Hal Murray hal-usenet at ip-64-139-1-69.sjc.megapath.net
Fri Jun 19 05:46:49 UTC 2009


In article <Zu2dneTYfMCP4aTXnZ2dnUVZ_hOdnZ2d at giganews.com>,
 "Richard B. Gilbert" <rgilbert88 at comcast.net> writes:
>Rob wrote:
>> Richard B. Gilbert <rgilbert88 at comcast.net> wrote:
>>> Rob wrote:
>>>> Richard B. Gilbert <rgilbert88 at comcast.net> wrote:
>>>>> Rob wrote:
>>>>>> Richard B. Gilbert <rgilbert88 at comcast.net> wrote:
>>>>>>> I believe that the O/S vendors supply a file with timezone data.  If you 
>>>>>>> have support, you can even get updates from the vendor.  Since I can't 
>>>>>>> afford support (I'm retired and a hobbyist) I have to do it by hand.
>>>>>> As Jan Ceuleers also pointed out, the problem is not at all limited
>>>>>> to operating systems.  Any device that obtains time using NTP and wants
>>>>>> to display it in local time needs the info.
>>>>>> This could just as well be a digital clock.
>>>>> I have a couple of "radio controlled" digital clocks and a wrist watch 
>>>>> that do it automagically.  The VLF broadcast from WWVB provides the 
>>>>> necessary info.
>>>> That cannot be true.  It may work for your location, but I'm sure it
>>>> does not cover the general case under discussion.
>>> How can it not be true?  The time broadcast encodes both the time 
>>> (standard time) and whether or not DST is in effect.  Of course it 
>>> doesn't work for those jurisdictions that have chosen to go there own 
>>> way as far as DST is concerned.

"Standard time" (if you mean EST, PST...) doesn't make much
sense on a signal that covers many time zones.
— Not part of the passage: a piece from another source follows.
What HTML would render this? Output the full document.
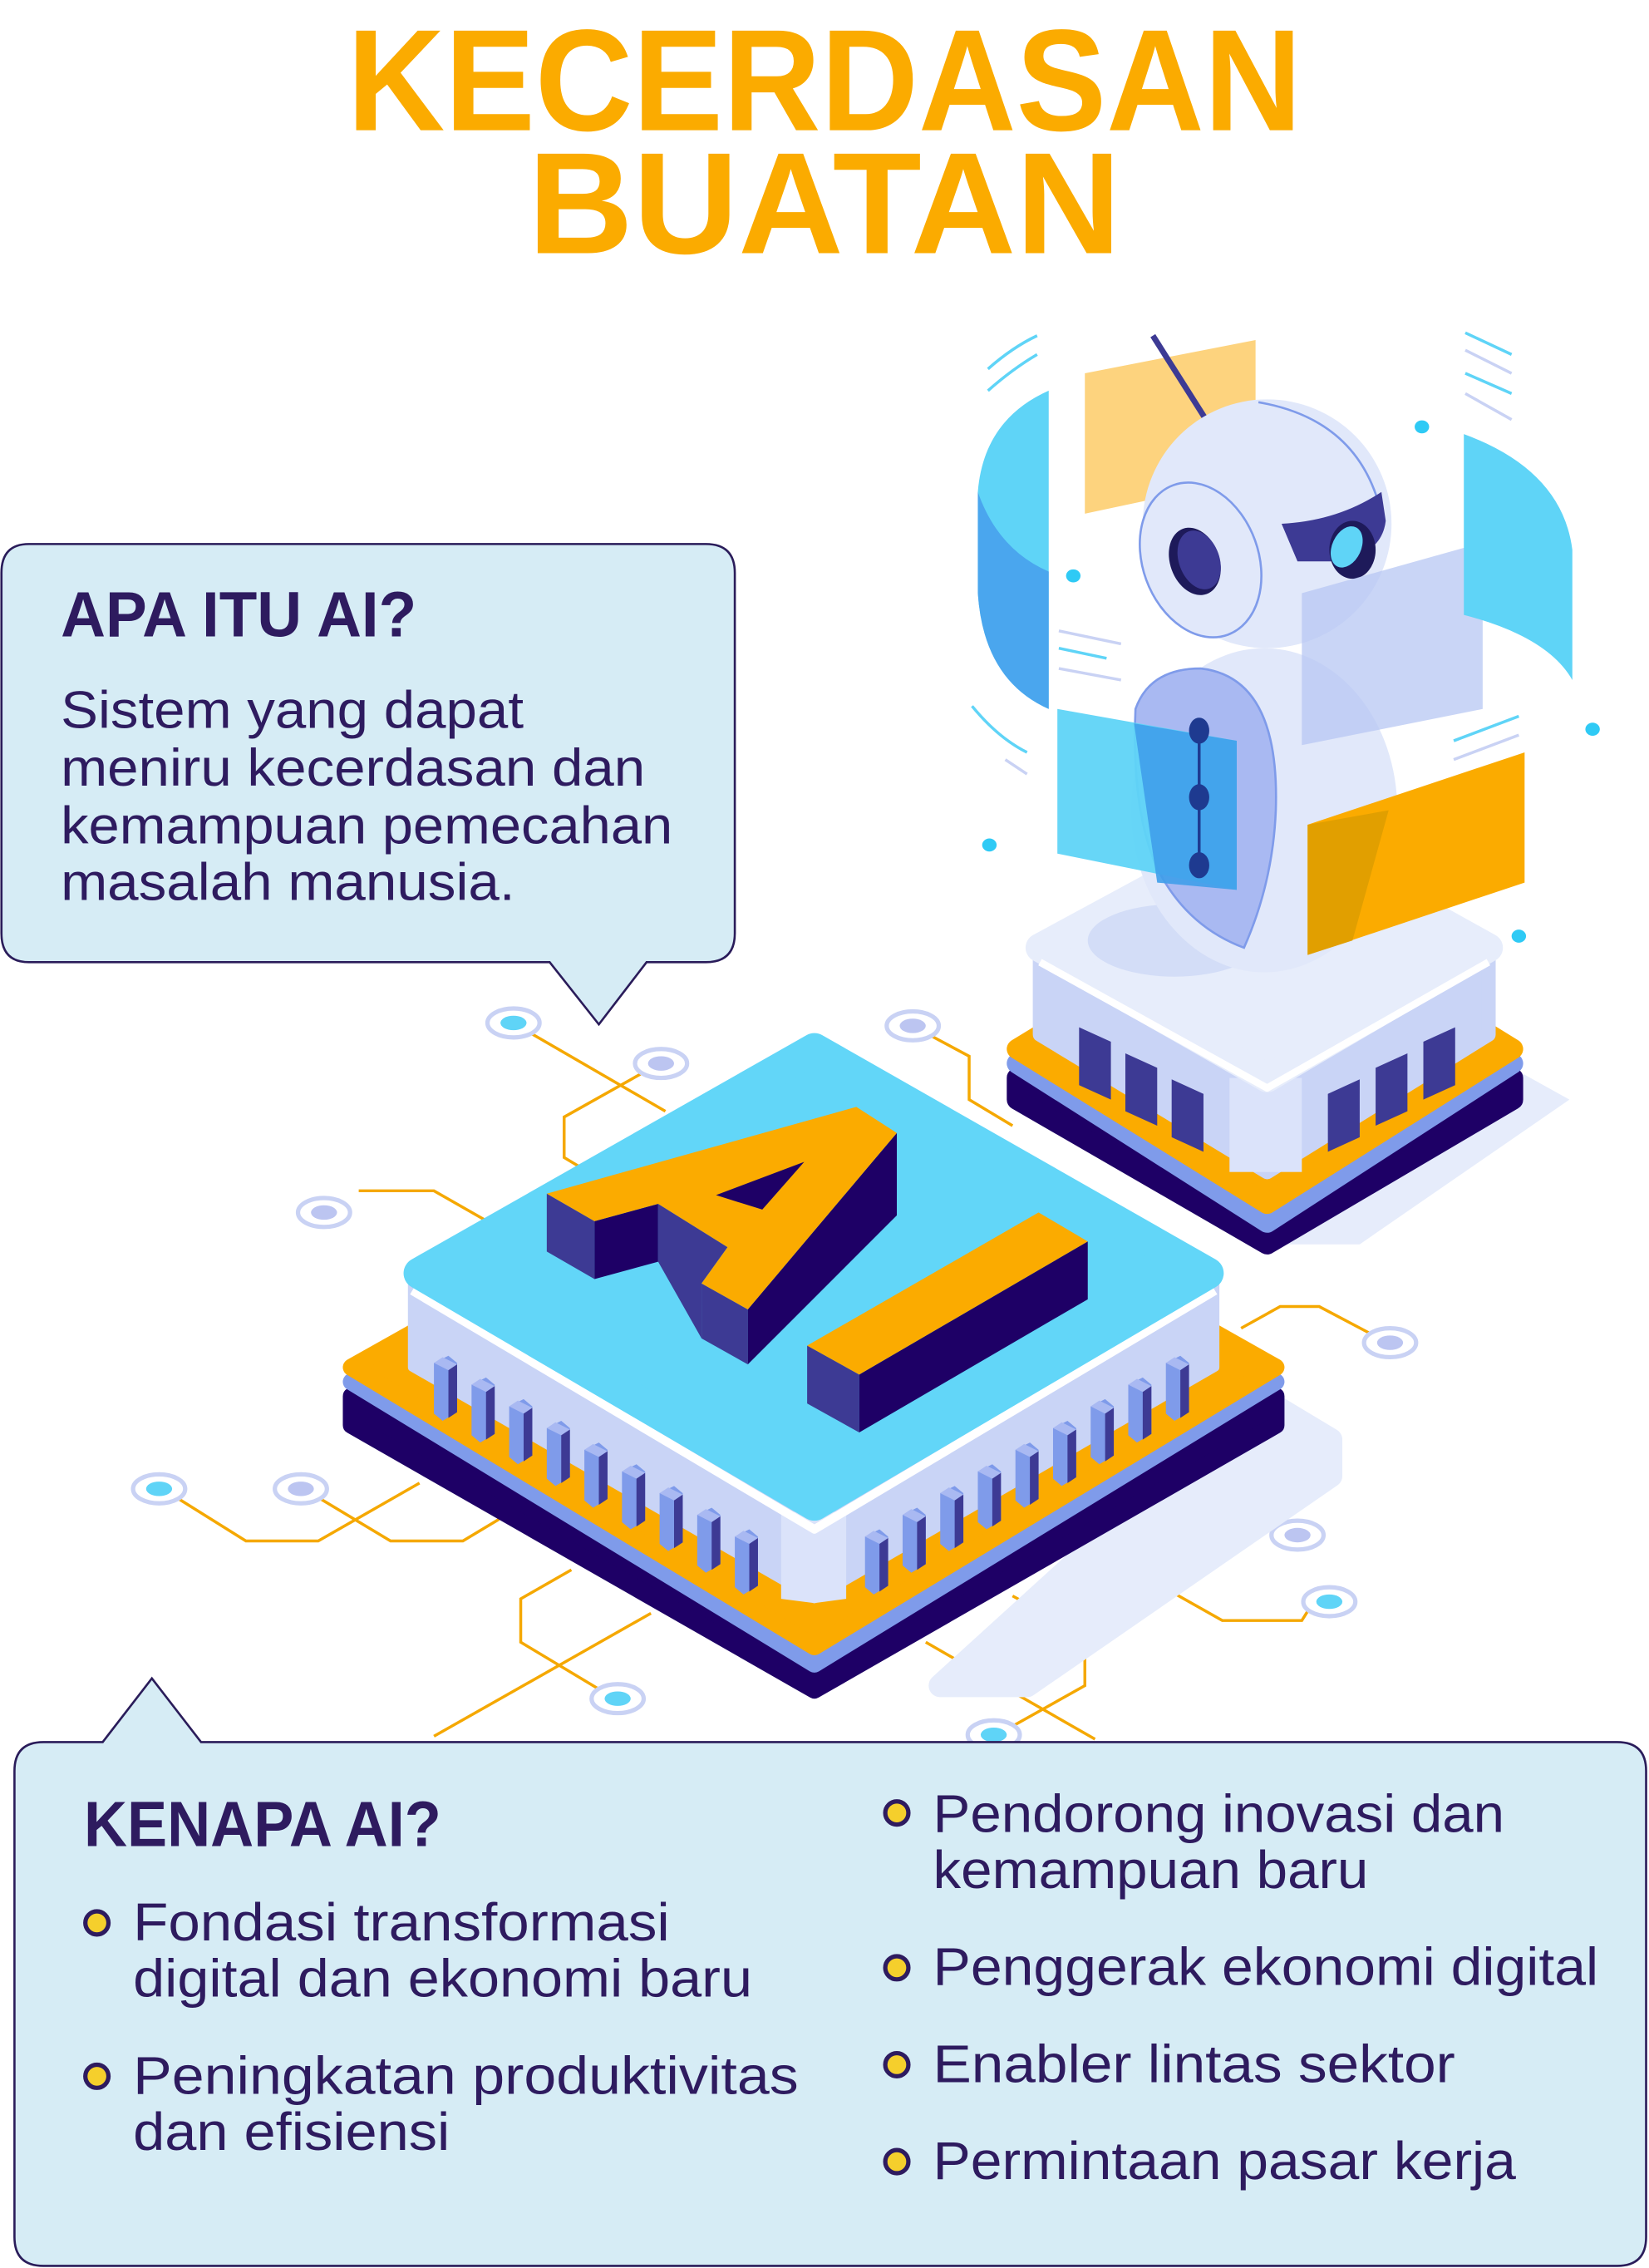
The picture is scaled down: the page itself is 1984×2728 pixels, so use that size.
<!DOCTYPE html>
<html><head><meta charset="utf-8"><style>
html,body{margin:0;padding:0;background:#fff;}
svg{display:block;}
text{font-family:"Liberation Sans",sans-serif;fill:#2e1b5f;}
</style></head><body>
<svg width="1984" height="2728" viewBox="0 0 1140 1567.5" xmlns="http://www.w3.org/2000/svg">
<rect width="1140" height="1568" fill="#fff"/>
<!-- Title -->
<text x="240" y="90" font-size="100" font-weight="bold" style="fill:#fbab00" textLength="660" lengthAdjust="spacingAndGlyphs">KECERDASAN</text>
<text x="365" y="175" font-size="100" font-weight="bold" style="fill:#fbab00" textLength="410" lengthAdjust="spacingAndGlyphs">BUATAN</text>

<!-- circuit lines -->
<g stroke="#f5a800" stroke-width="2" fill="none">
<polyline points="365,713 460,768"/>
<polyline points="447,740 390,772 390,800 410,812"/>
<polyline points="642,715 670,730 670,760 700,778"/>
<polyline points="248,823 300,823 335,843"/>
<polyline points="948,922 912,903 885,903 858,918"/>
<polyline points="122,1035 170,1065 220,1065 290,1025"/>
<polyline points="220,1035 270,1065 320,1065 345,1050"/>
<polyline points="885,1055 835,1025"/>
<polyline points="905,1112 900,1120 845,1120 760,1072"/>
<polyline points="415,1168 360,1135 360,1105 395,1085"/>
<polyline points="300,1200 450,1115"/>
<polyline points="700,1193 750,1165 750,1130 700,1103"/>
<polyline points="757,1202 640,1135"/>
</g>
<g stroke="#c9d2f4" stroke-width="3" fill="#fff">
<ellipse cx="355" cy="707" rx="18" ry="10"/><ellipse cx="457" cy="735" rx="18" ry="10"/>
<ellipse cx="631" cy="709" rx="18" ry="10"/><ellipse cx="224" cy="838" rx="18" ry="10"/>
<ellipse cx="961" cy="928" rx="18" ry="10"/><ellipse cx="110" cy="1029" rx="18" ry="10"/>
<ellipse cx="208" cy="1029" rx="18" ry="10"/><ellipse cx="897" cy="1061" rx="18" ry="10"/>
<ellipse cx="919" cy="1107" rx="18" ry="10"/><ellipse cx="427" cy="1174" rx="18" ry="10"/>
<ellipse cx="687" cy="1199" rx="18" ry="10"/>
</g>
<g fill="#5fd4f7"><ellipse cx="355" cy="707" rx="9" ry="5"/><ellipse cx="110" cy="1029" rx="9" ry="5"/><ellipse cx="919" cy="1107" rx="9" ry="5"/><ellipse cx="427" cy="1174" rx="9" ry="5"/><ellipse cx="687" cy="1199" rx="9" ry="5"/></g>
<g fill="#bcc5f1"><ellipse cx="457" cy="735" rx="9" ry="5"/><ellipse cx="631" cy="709" rx="9" ry="5"/><ellipse cx="224" cy="838" rx="9" ry="5"/><ellipse cx="961" cy="928" rx="9" ry="5"/><ellipse cx="208" cy="1029" rx="9" ry="5"/><ellipse cx="897" cy="1061" rx="9" ry="5"/></g>

<!-- shadows -->
<polygon points="870,965 920,995 920,1020 710,1165 650,1165" fill="#e6ecfb" stroke="#e6ecfb" stroke-width="16" stroke-linejoin="round"/>
<polygon points="1040,735 1085,760 940,860 880,860" fill="#e6ecfb"/>

<!-- Robot base -->
<g stroke-linejoin="round">
<polygon points="876,640 1046,745 1046,760 876,860 703,760 703,745" fill="#1e0066" stroke="#1e0066" stroke-width="14"/>
<polygon points="876,630 1046,735 876,845 703,735" fill="#7f9bea" stroke="#7f9bea" stroke-width="14"/>
<polygon points="876,620 1046,725 876,832 703,725" fill="#fbab00" stroke="#fbab00" stroke-width="14"/>
<polygon points="719,655 876,745 1029,655 1029,715 876,810 719,715" fill="#c9d4f6" stroke="#c9d4f6" stroke-width="10"/>
<rect x="850" y="745" width="50" height="65" fill="#dbe3fa"/>
<polygon points="876,570 1029,655 876,745 719,655" fill="#e7edfb" stroke="#e7edfb" stroke-width="20"/>
<polyline points="719,665 876,752 1029,665" fill="none" stroke="#fff" stroke-width="5"/>
</g>
<g fill="#3d3a94">
<polygon points="746,710 768,720 768,760 746,750"/><polygon points="778,728 800,738 800,778 778,768"/><polygon points="810,746 832,756 832,796 810,786"/>
<polygon points="918,756 940,746 940,786 918,796"/><polygon points="951,738 973,728 973,768 951,778"/><polygon points="984,720 1006,710 1006,750 984,760"/>
</g>

<!-- Robot -->
<path d="M725,270 L725,490 Q680,470 676,410 L676,340 Q680,290 725,270Z" fill="#5fd4f7"/>
<path d="M676,340 Q690,380 725,395 L725,490 Q680,470 676,410Z" fill="#4aa6ee"/>
<polygon points="750,258 868,235 868,330 750,355" fill="#fdd37e"/>
<line x1="797" y1="232" x2="835" y2="292" stroke="#3d3a94" stroke-width="4"/>
<ellipse cx="812" cy="650" rx="60" ry="25" fill="#d3ddf7"/>
<ellipse cx="874" cy="560" rx="92" ry="112" fill="#e1e8fa"/>
<ellipse cx="874" cy="420" rx="60" ry="20" fill="#ccd7f5"/>
<path d="M830,462 Q885,468 882,560 Q880,610 860,655 Q820,640 800,600 Q782,560 785,490 Q795,462 830,462Z" fill="#a9b9f2" stroke="#7f9bea" stroke-width="1.5"/>
<circle cx="876" cy="362" r="86" fill="#e1e8fa"/>
<path d="M870,278 Q940,290 955,355" fill="none" stroke="#7f9bea" stroke-width="1.5"/>
<ellipse cx="830" cy="387" rx="40" ry="55" transform="rotate(-20 830 387)" fill="#e1e8fa" stroke="#7f9bea" stroke-width="1.5"/>
<ellipse cx="826" cy="388" rx="17" ry="24" transform="rotate(-20 826 388)" fill="#1e1a5a"/>
<ellipse cx="829" cy="387" rx="14" ry="21" transform="rotate(-20 829 387)" fill="#3d3a94"/>
<path d="M886,362 Q925,360 955,340 L958,360 Q955,385 920,388 L897,388 Z" fill="#3d3a94"/>
<ellipse cx="935" cy="380" rx="16" ry="20" fill="#1e1a5a"/>
<ellipse cx="931" cy="378" rx="10" ry="15" transform="rotate(25 931 378)" fill="#5fd4f7"/>
<polygon points="731,490 855,512 855,615 731,590" fill="#5fd4f7" opacity="0.95"/>
<polygon points="784,500 855,512 855,615 800,610" fill="#3f9fea" opacity="0.9"/>
<line x1="829" y1="505" x2="829" y2="598" stroke="#1e3a90" stroke-width="2"/>
<g fill="#1e3a90"><ellipse cx="829" cy="505" rx="7" ry="9"/><ellipse cx="829" cy="551" rx="7" ry="9"/><ellipse cx="829" cy="598" rx="7" ry="9"/></g>
<polygon points="900,410 1025,375 1025,490 900,515" fill="#b7c7f3" opacity="0.75"/>
<path d="M1012,300 Q1080,325 1087,380 L1087,470 Q1070,440 1012,425Z" fill="#5fd4f7"/>
<polygon points="904,570 1054,520 1054,610 904,660" fill="#fbab00"/>
<polygon points="904,570 960,560 935,650 904,660" fill="#e19f00"/>
<g fill="#2fcaf5"><ellipse cx="983" cy="295" rx="5" ry="4.5"/><ellipse cx="742" cy="398" rx="5" ry="4.5"/><ellipse cx="1101" cy="504" rx="5" ry="4.5"/><ellipse cx="684" cy="584" rx="5" ry="4.5"/><ellipse cx="1050" cy="647" rx="5" ry="4.5"/></g>
<g stroke="#5fd4f7" stroke-width="2" fill="none">
<path d="M683,255 Q700,240 717,232"/><path d="M683,270 Q700,255 717,245"/><path d="M1013,230 L1045,245"/><path d="M1013,258 L1045,272"/><path d="M1005,512 L1050,495"/><path d="M672,488 Q690,510 710,520"/><path d="M732,448 L765,455"/>
</g>
<g stroke="#c9d2f4" stroke-width="2" fill="none">
<path d="M1013,242 L1045,258"/><path d="M1013,272 L1045,290"/><path d="M1005,525 L1050,508"/><path d="M732,436 L775,445"/><path d="M732,462 L775,470"/><path d="M695,525 L710,535"/>
</g>

<!-- Chip -->
<g stroke-linejoin="round">
<polygon points="563,790 882,965 882,985 563,1168 243,985 243,965" fill="#1e0066" stroke="#1e0066" stroke-width="12"/>
<polygon points="563,775 882,955 563,1150 243,955" fill="#7f9bea" stroke="#7f9bea" stroke-width="12"/>
<polygon points="563,765 882,945 563,1138 243,945" fill="#fbab00" stroke="#fbab00" stroke-width="12"/>
<polygon points="285,880 563,1045 840,880 840,945 563,1105 285,945" fill="#c9d4f6" stroke="#c9d4f6" stroke-width="6"/>
<polygon points="540,1045 585,1045 585,1105 563,1108 540,1105" fill="#dbe3fa"/>
<polyline points="285,892 563,1057 840,892" fill="none" stroke="#fff" stroke-width="6"/>
<polygon points="563,725 835,880 563,1040 290,880" fill="#62d6f8" stroke="#62d6f8" stroke-width="22"/>
</g>
<!-- pins -->
<g id="pinsL">
<polygon points="300,942 310,937 316,942 316,976 306,982 300,977" fill="#7f9bea"/>
<polygon points="300,942 306,938 316,943 310,947" fill="#a9b9f2"/><polygon points="310,947 316,943 316,976 310,980" fill="#3d3a94"/>
</g>
<use href="#pinsL" transform="translate(26,15)"/><use href="#pinsL" transform="translate(52,30)"/><use href="#pinsL" transform="translate(78,45)"/><use href="#pinsL" transform="translate(104,60)"/><use href="#pinsL" transform="translate(130,75)"/><use href="#pinsL" transform="translate(156,90)"/><use href="#pinsL" transform="translate(182,105)"/><use href="#pinsL" transform="translate(208,120)"/>
<use href="#pinsL" transform="translate(298,120)"/><use href="#pinsL" transform="translate(324,105)"/><use href="#pinsL" transform="translate(350,90)"/><use href="#pinsL" transform="translate(376,75)"/><use href="#pinsL" transform="translate(402,60)"/><use href="#pinsL" transform="translate(428,45)"/><use href="#pinsL" transform="translate(454,30)"/><use href="#pinsL" transform="translate(480,15)"/><use href="#pinsL" transform="translate(506,0)"/>
<!-- A -->
<polygon points="378,825 411,844 411,884 378,865" fill="#3d3a94"/>
<polygon points="411,844 455,832 455,872 411,884" fill="#1e0066"/>
<polygon points="455,832 503,862 485,887 485,925 455,872" fill="#3d3a94"/>
<polygon points="485,887 517,905 517,943 485,925" fill="#3d3a94"/>
<polygon points="517,905 620,783 620,840 517,943" fill="#1e0066"/>
<polygon points="378,825 592,765 620,783 517,905 485,887 503,862 455,832 411,844" fill="#fbab00"/>
<polygon points="495,826 556,803 527,836" fill="#1e0066"/>
<!-- I -->
<polygon points="558,930 594,950 594,990 558,970" fill="#3d3a94"/>
<polygon points="594,950 752,858 752,898 594,990" fill="#1e0066"/>
<polygon points="558,930 718,838 752,858 594,950" fill="#fbab00"/>

<!-- Bubble 1 -->
<path d="M20,376 L488,376 Q508,376 508,396 L508,645 Q508,665 488,665 L447,665 L414,708 L380,665 L20,665 Q1,665 1,645 L1,396 Q1,376 20,376Z" fill="#d6ecf5" stroke="#2a1c5a" stroke-width="1.5"/>
<text x="42" y="440" font-size="44" font-weight="bold" textLength="246" lengthAdjust="spacingAndGlyphs">APA ITU AI?</text>
<g font-size="36">
<text x="42" y="503" textLength="320" lengthAdjust="spacingAndGlyphs">Sistem yang dapat</text>
<text x="42" y="543" textLength="404" lengthAdjust="spacingAndGlyphs">meniru kecerdasan dan</text>
<text x="42" y="583" textLength="423" lengthAdjust="spacingAndGlyphs">kemampuan pemecahan</text>
<text x="42" y="622" textLength="314" lengthAdjust="spacingAndGlyphs">masalah manusia.</text>
</g>

<!-- Bubble 2 -->
<path d="M30,1204 L71,1204 L105,1160 L139,1204 L1118,1204 Q1138,1204 1138,1224 L1138,1546 Q1138,1566 1118,1566 L30,1566 Q10,1566 10,1546 L10,1224 Q10,1204 30,1204Z" fill="#d6ecf5" stroke="#2a1c5a" stroke-width="1.5"/>
<text x="58" y="1276" font-size="44" font-weight="bold" textLength="247" lengthAdjust="spacingAndGlyphs">KENAPA AI?</text>
<g font-size="37">
<text x="92" y="1341" textLength="371" lengthAdjust="spacingAndGlyphs">Fondasi transformasi</text>
<text x="92" y="1380" textLength="428" lengthAdjust="spacingAndGlyphs">digital dan ekonomi baru</text>
<text x="92" y="1447" textLength="460" lengthAdjust="spacingAndGlyphs">Peningkatan produktivitas</text>
<text x="92" y="1486" textLength="219" lengthAdjust="spacingAndGlyphs">dan efisiensi</text>
<text x="645" y="1266" textLength="395" lengthAdjust="spacingAndGlyphs">Pendorong inovasi dan</text>
<text x="645" y="1305" textLength="301" lengthAdjust="spacingAndGlyphs">kemampuan baru</text>
<text x="645" y="1372" textLength="460" lengthAdjust="spacingAndGlyphs">Penggerak ekonomi digital</text>
<text x="645" y="1439" textLength="361" lengthAdjust="spacingAndGlyphs">Enabler lintas sektor</text>
<text x="645" y="1506" textLength="403" lengthAdjust="spacingAndGlyphs">Permintaan pasar kerja</text>
</g>
<g fill="#f5cf2c" stroke="#2e1b5f" stroke-width="3">
<circle cx="67" cy="1329" r="8"/><circle cx="67" cy="1435" r="8"/>
<circle cx="620" cy="1253" r="8"/><circle cx="620" cy="1360" r="8"/><circle cx="620" cy="1427" r="8"/><circle cx="620" cy="1494" r="8"/>
</g>
</svg>
</body></html>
I'm pretty sure WWVB transmits UTC.  You have to tell your clock
or watch the local time zone.  After that, it will do the 1 hour
offset in the spring/fall.  It will be a day or more late if
reception is poor on the magic night.


>> There you go.  It works for you, but it does not work in the general case.

>I think it works for most people and places.  Most of the US switches 
>to/from DST on the same day.  I don't know about the rest of the western 
>  hemisphere but since I seldom leave the continental U.S. it doesn't 
>really affect me very much.

"works for most people" seems like a silly claim.  What fraction of the
world's population live in the US?  (or within range of WWVB?)